In her excellent 2013 book Still, Lauren Winner tells the story of a friend, a pastor’s daughter, who at twelve years of age on the eve of her confirmation service told her father that she was having second thoughts about whether she should be confirmed. She didn’t know whether she really believed all of the things she was supposed to believe, and she was particularly concerned about professing in front of the church that she was ready to believe these things forever. Her wise father responded that “What you promise when you are confirmed is not that you will believe this forever. What you promise when you are confirmed is that this is the story you will wrestle with forever.”

As a preacher’s kid myself, I greatly appreciate this pastor’s loving response to his daughter. The larger religious world in which I grew up was all about certainty, inerrancy, and doctrinal purity. My father was a minister in that world, but over the years I observed him wrestle with the story regularly, evolving from the national vice president of the Independent Fundamental Churches of America to a tongues-speaking charismatic whose primary focus was facilitating the health of those who had been damaged by bad religion. Although we had few explicit conversations about his evolution, I learned by observation that “adventuring with God,” as he would have described it, was exactly that—an adventure.
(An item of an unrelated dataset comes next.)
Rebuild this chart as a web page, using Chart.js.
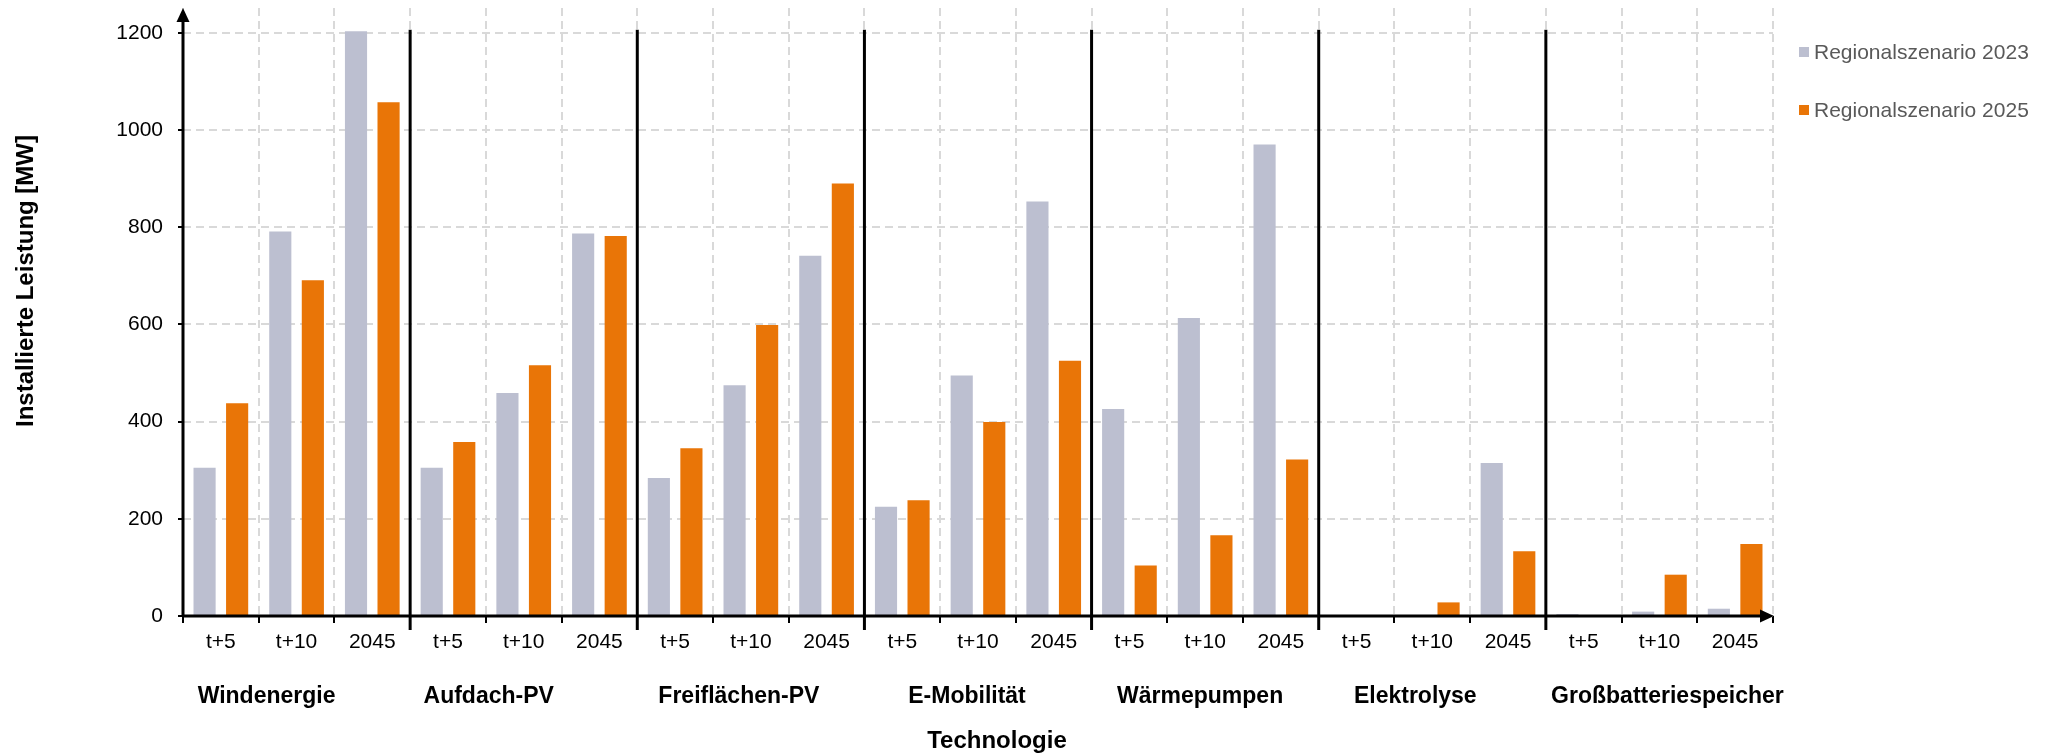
<!DOCTYPE html>
<html>
<head>
<meta charset="utf-8">
<script src="https://cdn.jsdelivr.net/npm/chart.js@4/dist/chart.umd.min.js"></script>
<style>
html,body{margin:0;padding:0;background:#fff;}
#wrap{width:2053px;height:755px;position:relative;}
</style>
</head>
<body>
<div id="wrap"><canvas id="c" width="2053" height="755"></canvas></div>
<script>
// ---- data ----
const groups = ['Windenergie', 'Aufdach-PV', 'Freiflächen-PV', 'E-Mobilität', 'Wärmepumpen', 'Elektrolyse', 'Großbatteriespeicher'];
const horizons = ['t+5', 't+10', '2045'];
const seriesNames = ['Regionalszenario 2023', 'Regionalszenario 2025'];
const values2023 = [305, 791, 1203, 305, 459, 787, 284, 475, 741, 225, 495, 853, 426, 613, 970, 0, 0, 315, 4, 9, 15];
const values2025 = [438, 691, 1057, 358, 516, 782, 345, 599, 890, 238, 399, 525, 104, 166, 322, 0, 28, 133, 0, 85, 148];
const yTicks = [0, 200, 400, 600, 800, 1000, 1200];
const xTitle = 'Technologie';
const yTitle = 'Installierte Leistung [MW]';

// ---- layout / styles ----
const FONT = "'Liberation Sans', Arial, Helvetica, sans-serif";
const colors = ['#bcbfd0', '#e97507'];
const groupLabelNudge = [-30, -35, -12, -11, -5, -17, 8];

const labels = [];
groups.forEach(() => horizons.forEach(h => labels.push(h)));

const decor = {
  id: 'decor',
  afterDraw(chart) {
    const ctx = chart.ctx;
    const xs = chart.scales.x, ys = chart.scales.y;
    const area = chart.chartArea;
    const base = ys.getPixelForValue(0);
    const top1200 = ys.getPixelForValue(yTicks[yTicks.length - 1]);
    const cw = xs.getPixelForValue(1) - xs.getPixelForValue(0);
    ctx.save();
    ctx.strokeStyle = '#000';
    ctx.fillStyle = '#000';
    ctx.lineWidth = 3;
    ctx.setLineDash([]);
    // group separators
    for (let g = 1; g < groups.length; g++) {
      const bx = xs.getPixelForValue(g * horizons.length) - cw / 2;
      ctx.beginPath();
      ctx.moveTo(bx, top1200 - 3);
      ctx.lineTo(bx, base + 14);
      ctx.stroke();
    }
    // y axis with arrow
    ctx.beginPath();
    ctx.moveTo(area.left, base + 1);
    ctx.lineTo(area.left, area.top + 12);
    ctx.stroke();
    ctx.beginPath();
    ctx.moveTo(area.left, area.top);
    ctx.lineTo(area.left - 6.5, area.top + 14);
    ctx.lineTo(area.left + 6.5, area.top + 14);
    ctx.closePath();
    ctx.fill();
    // x axis with arrow
    ctx.beginPath();
    ctx.moveTo(area.left - 1, base);
    ctx.lineTo(area.right - 12, base);
    ctx.stroke();
    ctx.beginPath();
    ctx.moveTo(area.right + 1, base);
    ctx.lineTo(area.right - 13, base - 6.5);
    ctx.lineTo(area.right - 13, base + 6.5);
    ctx.closePath();
    ctx.fill();

    // group labels
    ctx.font = 'bold 23px ' + FONT;
    ctx.textAlign = 'center';
    ctx.textBaseline = 'alphabetic';
    groups.forEach((g, i) => {
      const cx = xs.getPixelForValue(i * horizons.length + 1) + groupLabelNudge[i];
      ctx.fillText(g, cx, 703);
    });
    // axis titles
    ctx.font = 'bold 24px ' + FONT;
    ctx.fillText(xTitle, 997, 748);
    ctx.save();
    ctx.translate(33, 281);
    ctx.rotate(-Math.PI / 2);
    ctx.fillText(yTitle, 0, 0);
    ctx.restore();

    // legend
    ctx.font = '21px ' + FONT;
    ctx.textAlign = 'left';
    seriesNames.forEach((n, i) => {
      const cy = 52 + i * 58;
      ctx.fillStyle = colors[i];
      ctx.fillRect(1799, cy - 5, 10, 10);
      ctx.fillStyle = '#595959';
      ctx.fillText(n, 1814, cy + 7);
    });
    ctx.restore();
  }
};

new Chart(document.getElementById('c'), {
  type: 'bar',
  data: {
    labels: labels,
    datasets: [
      { label: seriesNames[0], data: values2023, backgroundColor: colors[0], categoryPercentage: 0.86, barPercentage: 0.68 },
      { label: seriesNames[1], data: values2025, backgroundColor: colors[1], categoryPercentage: 0.86, barPercentage: 0.68 }
    ]
  },
  options: {
    responsive: false,
    devicePixelRatio: 1,
    animation: false,
    layout: { padding: { left: 0, top: 8, right: 280, bottom: 0 } },
    plugins: { legend: { display: false }, tooltip: { enabled: false }, title: { display: false } },
    scales: {
      x: {
        type: 'category',
        offset: true,
        grid: { offset: true, color: '#d9d9d9', lineWidth: 2, drawTicks: true, tickLength: 7, tickColor: '#000', tickWidth: 2 },
        border: { display: false, dash: [8, 5] },
        ticks: { color: '#000', font: { family: FONT, size: 21 }, padding: 7, maxRotation: 0, autoSkip: false },
        afterFit: s => { s.height = 139; s.paddingLeft = 0; s.paddingRight = 0; }
      },
      y: {
        min: 0,
        max: 1251,
        afterBuildTicks: s => { s.ticks = yTicks.map(v => ({ value: v })); },
        grid: { color: '#d9d9d9', lineWidth: 2, drawTicks: true, tickLength: 5, tickColor: '#000', tickWidth: 2 },
        border: { display: false, dash: [8, 5] },
        ticks: { color: '#000', font: { family: FONT, size: 21 }, padding: 15, callback: v => String(v) },
        afterFit: s => { s.width = 183; s.paddingTop = 0; s.paddingBottom = 0; }
      }
    }
  },
  plugins: [decor]
});
</script>
</body>
</html>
Furthermore, it is not for the faint of heart.

I introduced our “Faith and Doubt” students to Rachel Held Evans during the final week of our semester by viewing together a talk she gave at Lipscomb University in 2015. Lipscomb is a conservative Protestant university, but Evans had the courage to be honest and direct about the doubts that were her constant companions as she evolved from hardcore conservative evangelical Protestant into one of the most important and dynamic voices of progressive Christianity before her untimely death in 2019. Toward the end of her talk, she addressed the question that I’m sure many in the audience that evening were asking.

Why am I still a Christian? Because as hard as that story is to believe, it’s still the story I’m willing to be wrong about.

I love that. Here we are this morning to celebrate one of the high points in the story that we all have embraced, a story so meaningful and life-changing that we are willing to risk being wrong about it.

As we enter into Ordinary Time, we are walking collectively in an uncomfortable season of uncertain faith seeking the Holy Spirit’s guidance. We know that neither Marsue nor Mitch will be walking through that door. Let’s remember the prayer we have been offering over the past several weeks:

Almighty God, giver of every good gift, look graciously on Trinity Church, inspire confidence in us to do your will, and quiet our anxious minds, that we may put our trust in you. We ask you to guide the hearts of those who shall choose a priest for this parish, that we may receive a faithful pastor, who will care for your people and equip us for our ministries, through Jesus Christ our Lord.

Big Bird is in the house, friends. May the energy of Pentecost, when the Spirit showed up and inspired ordinary human beings to change the world, inspire and sustain us today and going forward. Amen.